* _EXERCISE AIM_:
Quote the listing below in full and exactly as written, but omit every picture.

────

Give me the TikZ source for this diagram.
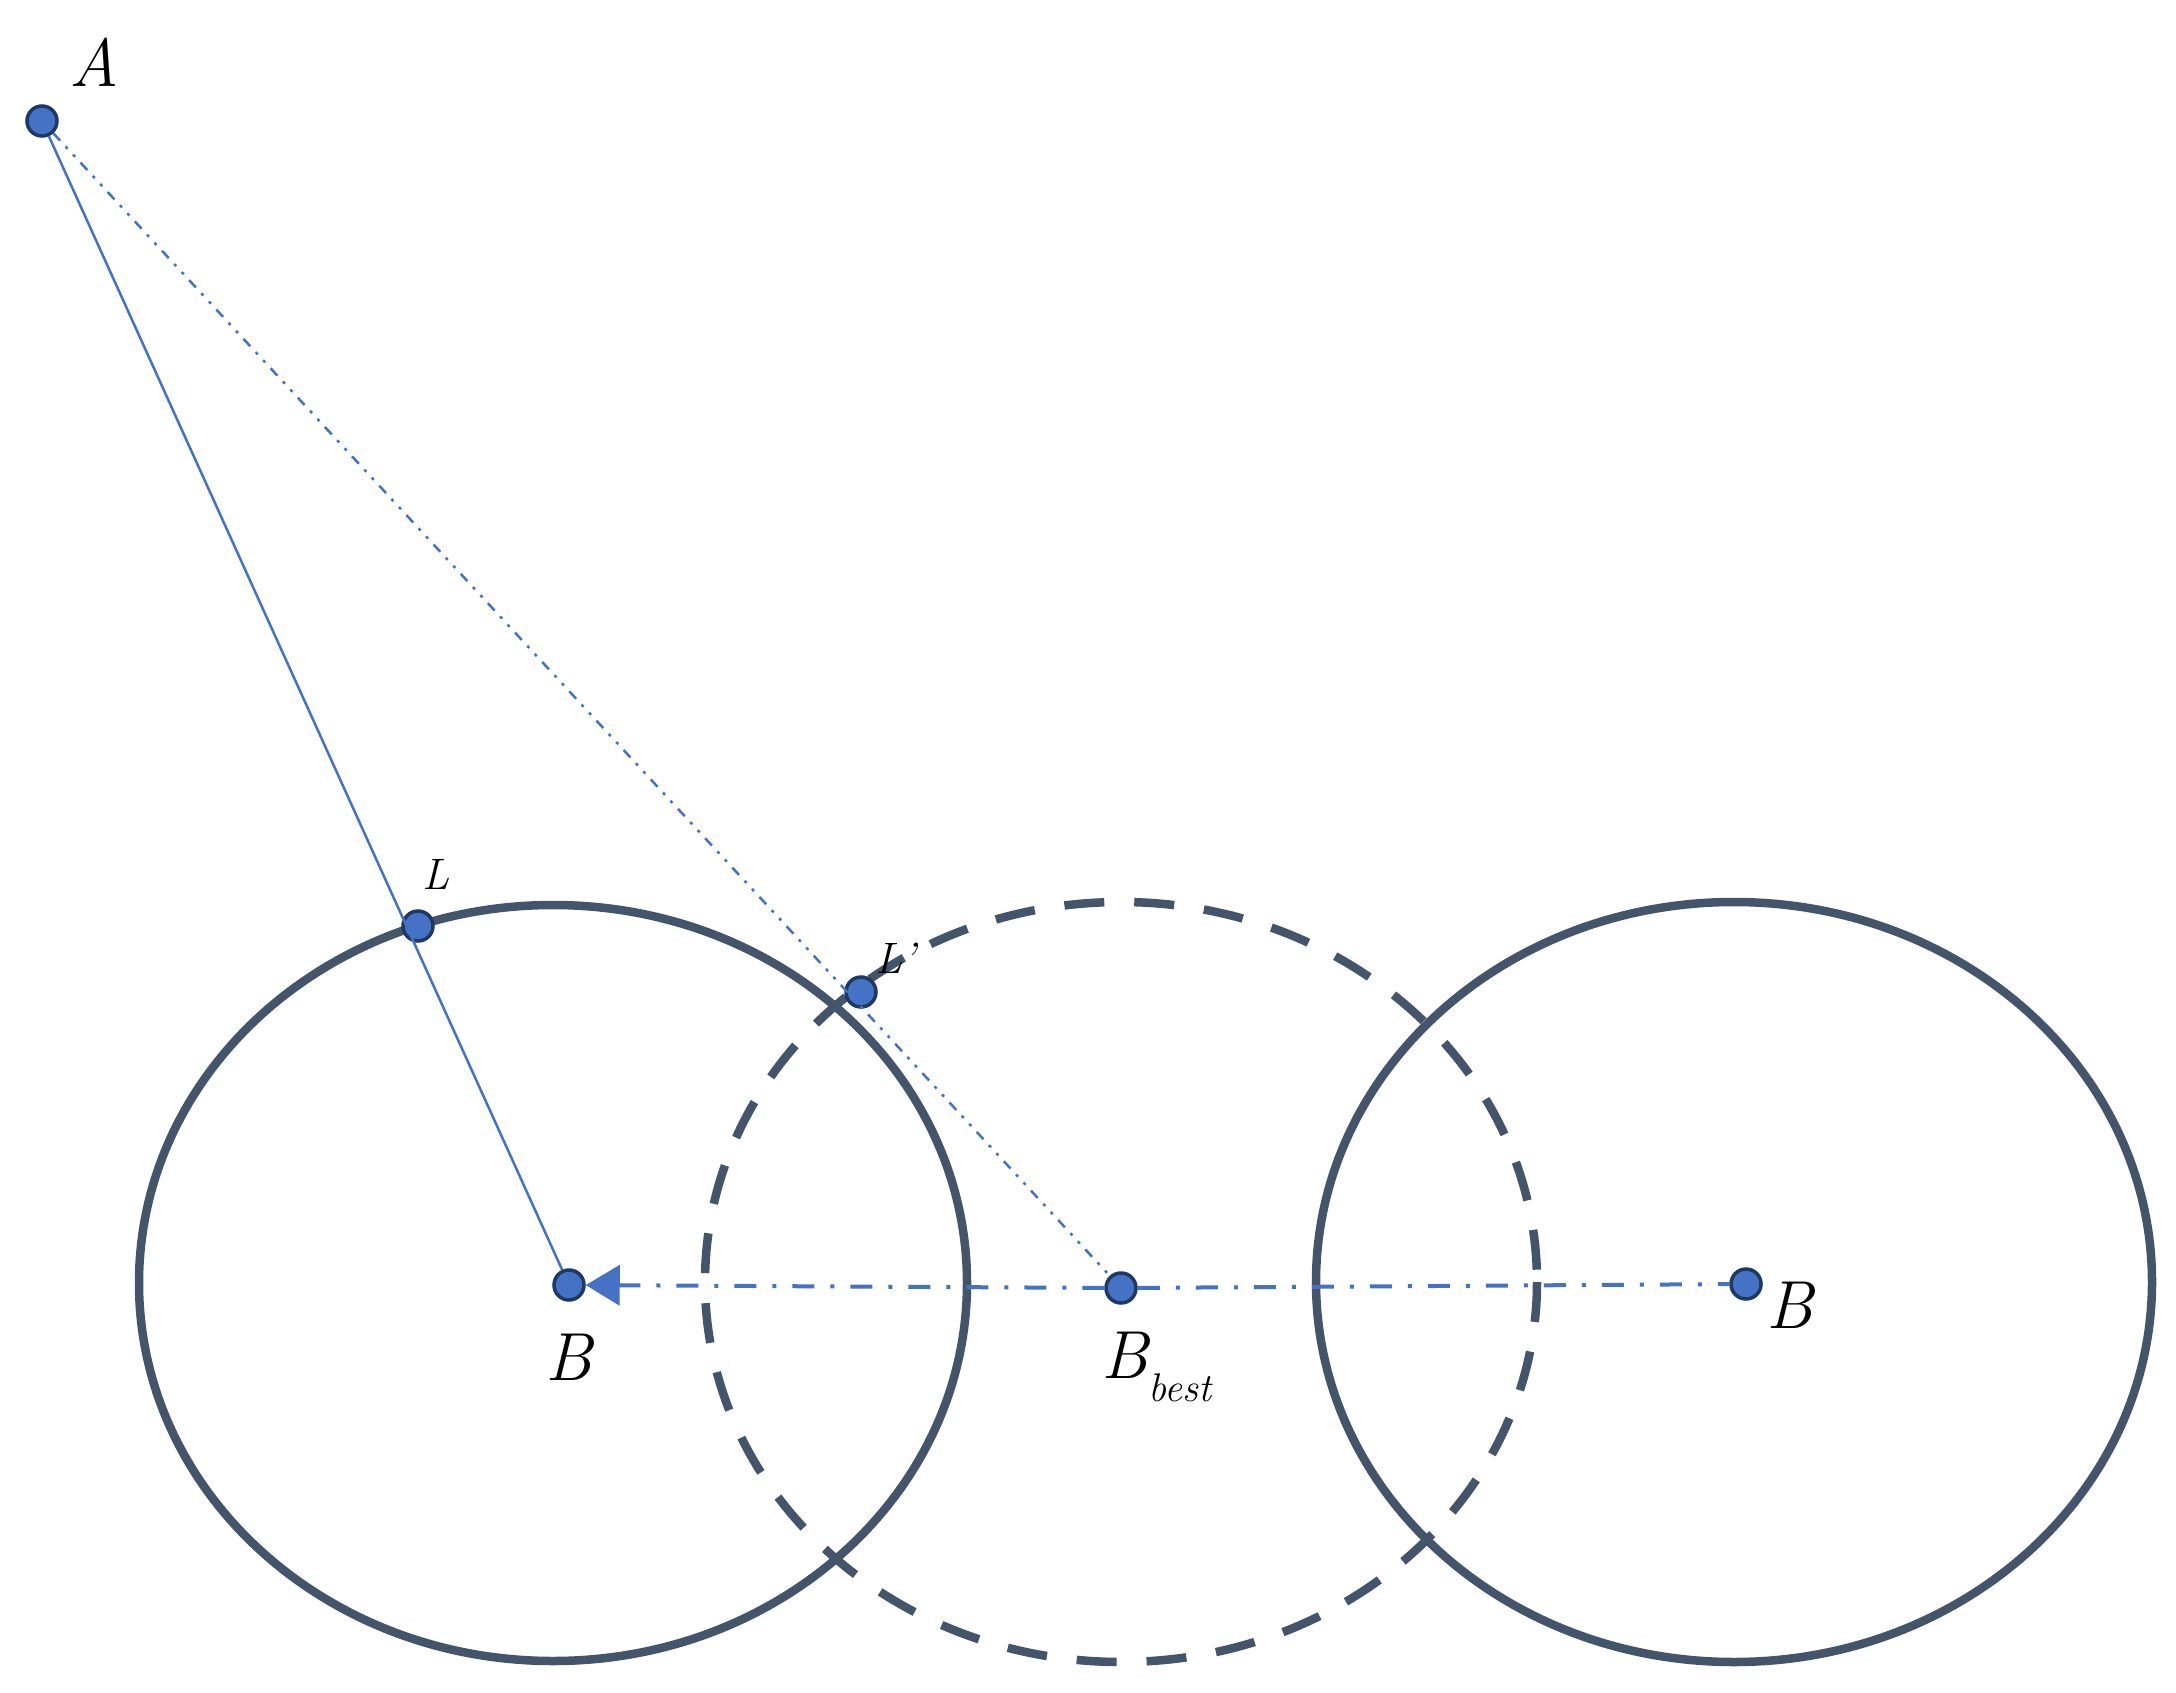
\documentclass[tikz,border=0pt]{standalone}
\usetikzlibrary{arrows.meta}
\definecolor{ring}{HTML}{44546A}
\definecolor{blu}{HTML}{4472C4}
\definecolor{navy}{HTML}{1F3864}
\begin{document}
\begin{tikzpicture}[x=1pt,y=-1pt,
  ringst/.style={draw=ring,line width=8.5pt},
  pt/.style={circle,fill=blu,draw=navy,line width=3.5pt,minimum size=30pt,inner sep=0pt},
  lab/.style={font=\fontsize{68}{76}\selectfont\itshape},
  slab/.style={font=\fontsize{44}{50}\selectfont\itshape},
  conn/.style={draw=blu,line width=2.5pt}]
\useasboundingbox (0,0) rectangle (2176,1693);
\draw[ringst] (553,1283) ellipse [x radius=414, y radius=378];
\draw[ringst,dash pattern=on 40pt off 30pt] (1121,1282) ellipse [x radius=416, y radius=380];
\draw[ringst] (1734,1282) ellipse [x radius=418, y radius=380];
\node[pt] (A) at (42,121) {};
\node[pt] (L) at (418,926) {};
\node[pt] (Lp) at (861,992) {};
\node[pt] (B1) at (569,1285) {};
\node[pt] (Bb) at (1121,1288) {};
\node[pt] (B2) at (1746,1284) {};
\node[lab] at (94,62) {A};
\node[slab] at (436,874) {L};
\node[slab] at (896,958) {L'};
\node[lab] at (569,1357) {B};
\node[lab,anchor=base west] at (1098,1378) {B\raisebox{-0.35em}{\fontsize{40}{46}\selectfont best}};
\node[lab] at (1790,1305) {B};
\draw[conn] (A) -- (B1);
\draw[conn,dash pattern=on 10pt off 8pt on 3pt off 8pt on 3pt off 8pt] (A) -- (Bb);
\draw[conn,line width=4pt,dash pattern=on 22pt off 16pt on 4pt off 16pt,-{Triangle[length=34pt,width=40pt]}] (Bb) -- (B1);
\draw[conn,line width=4pt,dash pattern=on 22pt off 16pt on 4pt off 16pt] (Bb) -- (B2);
\end{tikzpicture}
\end{document}
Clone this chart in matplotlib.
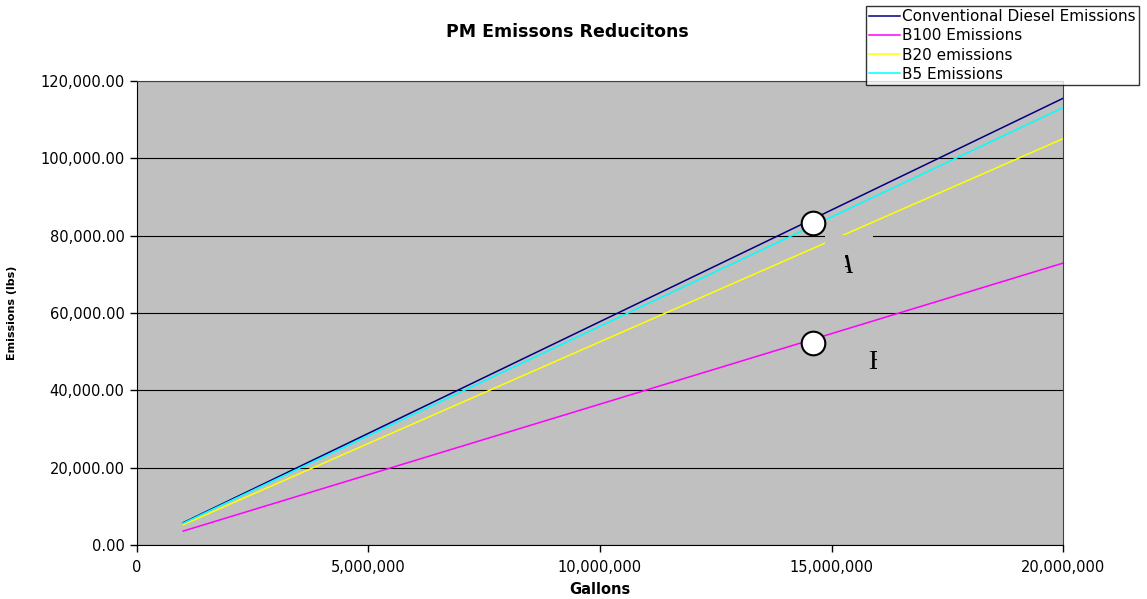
import matplotlib.pyplot as plt
from matplotlib.patches import Rectangle
from matplotlib.ticker import FuncFormatter

# gallons of fuel vs PM emissions (lbs)
gallons = [1_000_000, 20_000_000]
diesel = [5_780, 115_520]
b100 = [3_600, 72_900]
b20 = [5_250, 105_080]
b5 = [5_660, 113_100]

series_names = ['Conventional Diesel Emissions', 'B100 Emissions', 'B20 emissions', 'B5 Emissions']
series_colors = ['#000080', '#FF00FF', '#FFFF00', '#00FFFF']

# callout points
point_gallons = [14_600_000, 14_600_000]
point_emissions = [83_300, 52_200]

plt.rcParams['font.family'] = ['DejaVu Sans']

fig = plt.figure(figsize=(11.47, 5.99), dpi=100)
ax = fig.add_axes([0.1194, 0.0902, 0.8074, 0.7746])
ax.set_facecolor('#C0C0C0')

for ys, name, col in zip([diesel, b100, b20, b5], series_names, series_colors):
    ax.plot(gallons, ys, color=col, lw=1.1, label=name, zorder=3)

ax.set_xlim(0, 20_000_000)
ax.set_ylim(0, 120_000)
ax.set_xticks(range(0, 20_000_001, 5_000_000))
ax.set_yticks(range(0, 120_001, 20_000))
ax.xaxis.set_major_formatter(FuncFormatter(lambda v, p: f'{v:,.0f}'))
ax.yaxis.set_major_formatter(FuncFormatter(lambda v, p: f'{v:,.2f}'))
ax.tick_params(direction='out', length=5, width=1, labelsize=10.5, pad=4)
ax.tick_params(axis='x', pad=6)
ax.grid(axis='y', color='black', lw=0.8, zorder=1)
ax.set_axisbelow(True)
for side in ['left', 'bottom']:
    ax.spines[side].set_color('black')
for side in ['top', 'right']:
    ax.spines[side].set_color('#404040')

fig.text(567 / 1147, 1 - 32 / 599, 'PM Emissons Reducitons', fontsize=12.5,
         fontweight='bold', ha='center', va='center')
ax.set_xlabel('Gallons', fontsize=10.5, fontweight='bold', labelpad=5)
ax.set_ylabel('Emissions (lbs)', fontsize=8, fontweight='bold', labelpad=17)

# gray text box hiding part of the 80,000 gridline
ax.add_patch(Rectangle((14_860_000, 76_800), 1_040_000, 3_400,
                       facecolor='#C0C0C0', edgecolor='none', zorder=4))

ax.plot(point_gallons, point_emissions, 'o', ms=17, mfc='white', mec='black',
        mew=1.5, zorder=5, clip_on=False)

# partially hidden A / B labels
ta = ax.text(15_080_000, 70_400, 'A', fontsize=20, family='Liberation Serif',
             style='italic', va='baseline', ha='left', zorder=6, clip_on=True)
ta.set_clip_path(Rectangle((15_290_000, 60_000), 700_000, 20_000, transform=ax.transData))
tb = ax.text(15_790_000, 45_500, 'B', fontsize=20, family='Liberation Serif',
             va='baseline', ha='left', zorder=6, clip_on=True)
tb.set_clip_path(Rectangle((15_700_000, 40_000), 280_000, 15_000, transform=ax.transData))

leg = fig.legend(loc='lower left', bbox_to_anchor=(866 / 1147, 1 - 85 / 599),
                 fontsize=11, frameon=True, fancybox=False, edgecolor='black',
                 borderpad=0.22, labelspacing=0.27, handlelength=2.0,
                 handletextpad=0.15, borderaxespad=0)
leg.get_frame().set_linewidth(1.0)

fig.savefig('out.png', dpi=100)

────

* _FINAL RESULT_:
Give me the TikZ source for this diagram.
\documentclass[tikz,border=0pt]{standalone}
\usetikzlibrary{arrows.meta}
\definecolor{ring}{HTML}{44546A}
\definecolor{blu}{HTML}{4472C4}
\definecolor{navy}{HTML}{1F3864}
\begin{document}
\begin{tikzpicture}[x=1pt,y=-1pt,
  ringst/.style={draw=ring,line width=8.5pt},
  pt/.style={circle,fill=blu,draw=navy,line width=3.5pt,minimum size=30pt,inner sep=0pt},
  lab/.style={font=\fontsize{68}{76}\selectfont\itshape},
  slab/.style={font=\fontsize{44}{50}\selectfont\itshape},
  conn/.style={draw=blu,line width=2.5pt}]
\useasboundingbox (0,0) rectangle (2176,1693);
\draw[ringst] (553,1283) ellipse [x radius=414, y radius=378];
\draw[ringst,dash pattern=on 40pt off 30pt] (1121,1282) ellipse [x radius=416, y radius=380];
\draw[ringst] (1734,1282) ellipse [x radius=418, y radius=380];
\node[pt] (A) at (42,121) {};
\node[pt] (L) at (418,926) {};
\node[pt] (Lp) at (861,992) {};
\node[pt] (B1) at (569,1285) {};
\node[pt] (Bb) at (1121,1288) {};
\node[pt] (B2) at (1746,1284) {};
\node[lab] at (94,62) {A};
\node[slab] at (436,874) {L};
\node[slab] at (896,958) {L'};
\node[lab] at (569,1357) {B};
\node[lab,anchor=base west] at (1098,1378) {B\raisebox{-0.35em}{\fontsize{40}{46}\selectfont best}};
\node[lab] at (1790,1305) {B};
\draw[conn] (A) -- (B1);
\draw[conn,dash pattern=on 10pt off 8pt on 3pt off 8pt on 3pt off 8pt] (A) -- (Bb);
\draw[conn,line width=4pt,dash pattern=on 22pt off 16pt on 4pt off 16pt,-{Triangle[length=34pt,width=40pt]}] (Bb) -- (B1);
\draw[conn,line width=4pt,dash pattern=on 22pt off 16pt on 4pt off 16pt] (Bb) -- (B2);
\end{tikzpicture}
\end{document}
Clone this chart in matplotlib.
import matplotlib.pyplot as plt
from matplotlib.patches import Rectangle
from matplotlib.ticker import FuncFormatter

# gallons of fuel vs PM emissions (lbs)
gallons = [1_000_000, 20_000_000]
diesel = [5_780, 115_520]
b100 = [3_600, 72_900]
b20 = [5_250, 105_080]
b5 = [5_660, 113_100]

series_names = ['Conventional Diesel Emissions', 'B100 Emissions', 'B20 emissions', 'B5 Emissions']
series_colors = ['#000080', '#FF00FF', '#FFFF00', '#00FFFF']

# callout points
point_gallons = [14_600_000, 14_600_000]
point_emissions = [83_300, 52_200]

plt.rcParams['font.family'] = ['DejaVu Sans']

fig = plt.figure(figsize=(11.47, 5.99), dpi=100)
ax = fig.add_axes([0.1194, 0.0902, 0.8074, 0.7746])
ax.set_facecolor('#C0C0C0')

for ys, name, col in zip([diesel, b100, b20, b5], series_names, series_colors):
    ax.plot(gallons, ys, color=col, lw=1.1, label=name, zorder=3)

ax.set_xlim(0, 20_000_000)
ax.set_ylim(0, 120_000)
ax.set_xticks(range(0, 20_000_001, 5_000_000))
ax.set_yticks(range(0, 120_001, 20_000))
ax.xaxis.set_major_formatter(FuncFormatter(lambda v, p: f'{v:,.0f}'))
ax.yaxis.set_major_formatter(FuncFormatter(lambda v, p: f'{v:,.2f}'))
ax.tick_params(direction='out', length=5, width=1, labelsize=10.5, pad=4)
ax.tick_params(axis='x', pad=6)
ax.grid(axis='y', color='black', lw=0.8, zorder=1)
ax.set_axisbelow(True)
for side in ['left', 'bottom']:
    ax.spines[side].set_color('black')
for side in ['top', 'right']:
    ax.spines[side].set_color('#404040')

fig.text(567 / 1147, 1 - 32 / 599, 'PM Emissons Reducitons', fontsize=12.5,
         fontweight='bold', ha='center', va='center')
ax.set_xlabel('Gallons', fontsize=10.5, fontweight='bold', labelpad=5)
ax.set_ylabel('Emissions (lbs)', fontsize=8, fontweight='bold', labelpad=17)

# gray text box hiding part of the 80,000 gridline
ax.add_patch(Rectangle((14_860_000, 76_800), 1_040_000, 3_400,
                       facecolor='#C0C0C0', edgecolor='none', zorder=4))

ax.plot(point_gallons, point_emissions, 'o', ms=17, mfc='white', mec='black',
        mew=1.5, zorder=5, clip_on=False)

# partially hidden A / B labels
ta = ax.text(15_080_000, 70_400, 'A', fontsize=20, family='Liberation Serif',
             style='italic', va='baseline', ha='left', zorder=6, clip_on=True)
ta.set_clip_path(Rectangle((15_290_000, 60_000), 700_000, 20_000, transform=ax.transData))
tb = ax.text(15_790_000, 45_500, 'B', fontsize=20, family='Liberation Serif',
             va='baseline', ha='left', zorder=6, clip_on=True)
tb.set_clip_path(Rectangle((15_700_000, 40_000), 280_000, 15_000, transform=ax.transData))

leg = fig.legend(loc='lower left', bbox_to_anchor=(866 / 1147, 1 - 85 / 599),
                 fontsize=11, frameon=True, fancybox=False, edgecolor='black',
                 borderpad=0.22, labelspacing=0.27, handlelength=2.0,
                 handletextpad=0.15, borderaxespad=0)
leg.get_frame().set_linewidth(1.0)

fig.savefig('out.png', dpi=100)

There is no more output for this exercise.